Pocas cosas se han vuelto tan emocionantes como ver la publicidad actual. En una casa claramente acomodada un adolescente relamido pregunta a su padre cómo supo que su madre iba a ser la mujer de su vida. Éste toma un libro de una estantería y recita igualmente afectado unos fragmentos de Oliverio Girondo en donde se alaba a las mujeres que saben volar. Momentos de intriga: ¿es un anuncio de dentífrico, de telefonía móvil, de compresas contra las pérdidas de orina, de ron? ¿Una agencia de viajes, un remedio contra los hongos en las uñas de los pies, una nueva pizza de Telepizza, un coche, una serie de fascículos coleccionables con toda la filmografía de Sarita Montiel?

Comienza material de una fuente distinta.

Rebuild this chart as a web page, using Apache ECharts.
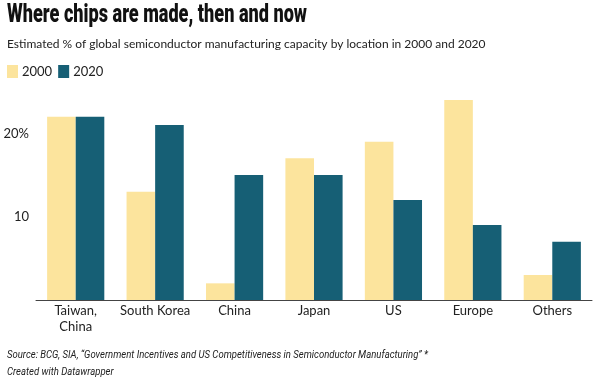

Cambio de secuencia. Unas imágenes aéreas de una ciudad costera se presentan acompañadas del comienzo arrollador del “Cry baby” de Janis Joplin, y tras dos o tres planos aparecen el padre y la madre cogidos de la mano sobrevolando felices los edificios. La tensión llega ya a extremos insoportables: ¿nos quieren vender un detergente que respeta los colores de la ropa, una nueva marca comercial de ibuprofeno, llantas de automóvil, arroz, un antihemorroidal? Qué comecome da no saber no ya qué empresa sino ni siquiera a qué ramo pertenece la empresa que está intentando que el dinero pase de nuestro bolsillo al suyo. Hace ya muchos años que los anuncios no hablan sobre el producto que anuncian, pero nunca como ahora las agencias publicitarias habían dejado de disimularlo de forma tan descarada, para mofa de su propio público.

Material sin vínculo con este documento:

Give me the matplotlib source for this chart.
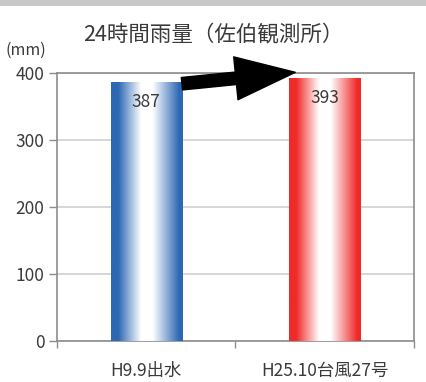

Hasta que la pareja voladora se posa finalmente en un edificio y se desvela el enigma: es una cuenta de ING Direct. Igualmente podría haber aparecido en ese momento el logotipo de una marca de comida para perros, de una aseguradora para coches o imágenes del catálogo de IKEA. Pero es un banco. Un banco aleatorio e inesperado. La pareja se aleja volando hacia el atardecer, y, con ella, la racionalidad, el respeto al espectador, la credibilidad de la publicidad y la posibilidad de que yo abra una cuenta de ésas en el banco ése.